EXERCISE DETAILS:
All the data should be repeated exactly. Any image in it is left out.

MATERIAL:
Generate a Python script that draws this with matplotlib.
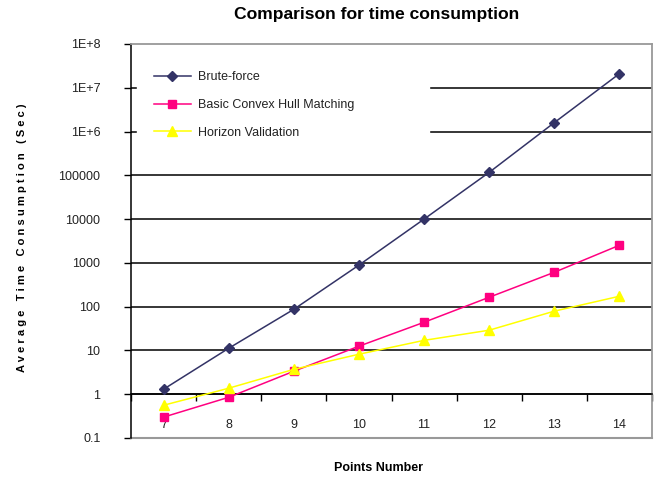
import matplotlib
matplotlib.use("Agg")
import matplotlib.pyplot as plt
from matplotlib.ticker import FixedLocator, NullFormatter

plt.rcParams['font.family'] = ['Liberation Sans', 'DejaVu Sans']

points = [7, 8, 9, 10, 11, 12, 13, 14]
brute_force = [1.3, 11.2, 87, 890, 10000, 117000, 1.6e6, 2.1e7]
convex_hull = [0.3, 0.85, 3.35, 12.5, 44, 164, 610, 2530]
horizon = [0.56, 1.37, 3.7, 8.2, 17, 29, 79, 173]
y_ticks = [0.1, 1, 10, 100, 1000, 10000, 100000, 1e6, 1e7, 1e8]
y_labels = ["0.1", "1", "10", "100", "1000", "10000", "100000", "1E+6", "1E+7", "1E+8"]
series_names = ["Brute-force", "Basic Convex Hull Matching", "Horizon Validation"]

W, H = 663, 483
fig = plt.figure(figsize=(W / 100, H / 100), dpi=100)
ax = fig.add_axes([131 / W, (H - 438) / H, (652 - 131) / W, (438 - 44) / H])

ax.set_yscale('log')
ax.set_ylim(0.1, 1e8)
ax.set_xlim(6.5, 14.5)

# gridlines (black) for interior decades
for v in y_ticks[1:-1]:
    ax.axhline(v, color='black', lw=1.1, zorder=1)

ax.plot(points, brute_force, color='#333366', marker='D', ms=5.5, lw=1.1, label=series_names[0], zorder=3)
ax.plot(points, convex_hull, color='#FF0080', marker='s', ms=6, lw=1.1, label=series_names[1], zorder=3)
ax.plot(points, horizon, color='#FFFF00', marker='^', ms=7, lw=1.1, label=series_names[2], zorder=3)

# spines
ax.spines['left'].set_color('black')
ax.spines['left'].set_linewidth(1.1)
for s in ['top', 'right']:
    ax.spines[s].set_color('#999999')
    ax.spines[s].set_linewidth(1.3)
ax.spines['bottom'].set_position(('data', 1))
ax.spines['bottom'].set_color('black')
ax.spines['bottom'].set_linewidth(1.1)
ax.axhline(0.1, color='#999999', lw=1.5, clip_on=False, zorder=2)

ax.yaxis.set_major_locator(FixedLocator(y_ticks))
ax.yaxis.set_minor_locator(FixedLocator([]))
ax.set_yticklabels(y_labels)
ax.tick_params(axis='y', which='major', direction='out', length=5, width=1, labelsize=9, colors='black', pad=17)
ax.tick_params(axis='y', labelcolor='#222222')

ax.xaxis.set_major_locator(FixedLocator(points))
ax.set_xticklabels([str(p) for p in points])
ax.xaxis.set_minor_locator(FixedLocator([p + 0.5 for p in [6] + points]))
ax.xaxis.set_minor_formatter(NullFormatter())
ax.tick_params(axis='x', which='major', length=0, labelsize=9, pad=17.5, labelcolor='#222222')
ax.tick_params(axis='x', which='minor', direction='out', length=5, width=1, color='black')

leg = ax.legend(loc='upper left', bbox_to_anchor=(0.012, 0.72, 0.56, 0.252), mode='expand',
                frameon=True, facecolor='white', edgecolor='white', framealpha=1,
                fontsize=9, handlelength=3.0, handletextpad=0.55, labelspacing=1.25,
                borderpad=1.3, borderaxespad=0, fancybox=False)
leg.set_zorder(2.5)
for t in leg.get_texts():
    t.set_color('#222222')

fig.text(377 / W, 1 - 14 / H, "Comparison for time consumption", ha='center', va='center',
         fontsize=12.6, fontweight='bold')
fig.text(378 / W, 1 - 468 / H, "Points Number", ha='center', va='center', fontsize=9, fontweight='bold')
fig.text(22 / W, 1 - 238 / H, "A v e r a g e   T i m e   C o n s u m p t i o n   ( S e c )",
         ha='center', va='center', rotation=90, fontsize=8, fontweight='bold')

fig.savefig("out.png", dpi=100)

EXERCISE ANSWER:
Generate a Python script that draws this with matplotlib.
import matplotlib
matplotlib.use("Agg")
import matplotlib.pyplot as plt
from matplotlib.ticker import FixedLocator, NullFormatter

plt.rcParams['font.family'] = ['Liberation Sans', 'DejaVu Sans']

points = [7, 8, 9, 10, 11, 12, 13, 14]
brute_force = [1.3, 11.2, 87, 890, 10000, 117000, 1.6e6, 2.1e7]
convex_hull = [0.3, 0.85, 3.35, 12.5, 44, 164, 610, 2530]
horizon = [0.56, 1.37, 3.7, 8.2, 17, 29, 79, 173]
y_ticks = [0.1, 1, 10, 100, 1000, 10000, 100000, 1e6, 1e7, 1e8]
y_labels = ["0.1", "1", "10", "100", "1000", "10000", "100000", "1E+6", "1E+7", "1E+8"]
series_names = ["Brute-force", "Basic Convex Hull Matching", "Horizon Validation"]

W, H = 663, 483
fig = plt.figure(figsize=(W / 100, H / 100), dpi=100)
ax = fig.add_axes([131 / W, (H - 438) / H, (652 - 131) / W, (438 - 44) / H])

ax.set_yscale('log')
ax.set_ylim(0.1, 1e8)
ax.set_xlim(6.5, 14.5)

# gridlines (black) for interior decades
for v in y_ticks[1:-1]:
    ax.axhline(v, color='black', lw=1.1, zorder=1)

ax.plot(points, brute_force, color='#333366', marker='D', ms=5.5, lw=1.1, label=series_names[0], zorder=3)
ax.plot(points, convex_hull, color='#FF0080', marker='s', ms=6, lw=1.1, label=series_names[1], zorder=3)
ax.plot(points, horizon, color='#FFFF00', marker='^', ms=7, lw=1.1, label=series_names[2], zorder=3)

# spines
ax.spines['left'].set_color('black')
ax.spines['left'].set_linewidth(1.1)
for s in ['top', 'right']:
    ax.spines[s].set_color('#999999')
    ax.spines[s].set_linewidth(1.3)
ax.spines['bottom'].set_position(('data', 1))
ax.spines['bottom'].set_color('black')
ax.spines['bottom'].set_linewidth(1.1)
ax.axhline(0.1, color='#999999', lw=1.5, clip_on=False, zorder=2)

ax.yaxis.set_major_locator(FixedLocator(y_ticks))
ax.yaxis.set_minor_locator(FixedLocator([]))
ax.set_yticklabels(y_labels)
ax.tick_params(axis='y', which='major', direction='out', length=5, width=1, labelsize=9, colors='black', pad=17)
ax.tick_params(axis='y', labelcolor='#222222')

ax.xaxis.set_major_locator(FixedLocator(points))
ax.set_xticklabels([str(p) for p in points])
ax.xaxis.set_minor_locator(FixedLocator([p + 0.5 for p in [6] + points]))
ax.xaxis.set_minor_formatter(NullFormatter())
ax.tick_params(axis='x', which='major', length=0, labelsize=9, pad=17.5, labelcolor='#222222')
ax.tick_params(axis='x', which='minor', direction='out', length=5, width=1, color='black')

leg = ax.legend(loc='upper left', bbox_to_anchor=(0.012, 0.72, 0.56, 0.252), mode='expand',
                frameon=True, facecolor='white', edgecolor='white', framealpha=1,
                fontsize=9, handlelength=3.0, handletextpad=0.55, labelspacing=1.25,
                borderpad=1.3, borderaxespad=0, fancybox=False)
leg.set_zorder(2.5)
for t in leg.get_texts():
    t.set_color('#222222')

fig.text(377 / W, 1 - 14 / H, "Comparison for time consumption", ha='center', va='center',
         fontsize=12.6, fontweight='bold')
fig.text(378 / W, 1 - 468 / H, "Points Number", ha='center', va='center', fontsize=9, fontweight='bold')
fig.text(22 / W, 1 - 238 / H, "A v e r a g e   T i m e   C o n s u m p t i o n   ( S e c )",
         ha='center', va='center', rotation=90, fontsize=8, fontweight='bold')

fig.savefig("out.png", dpi=100)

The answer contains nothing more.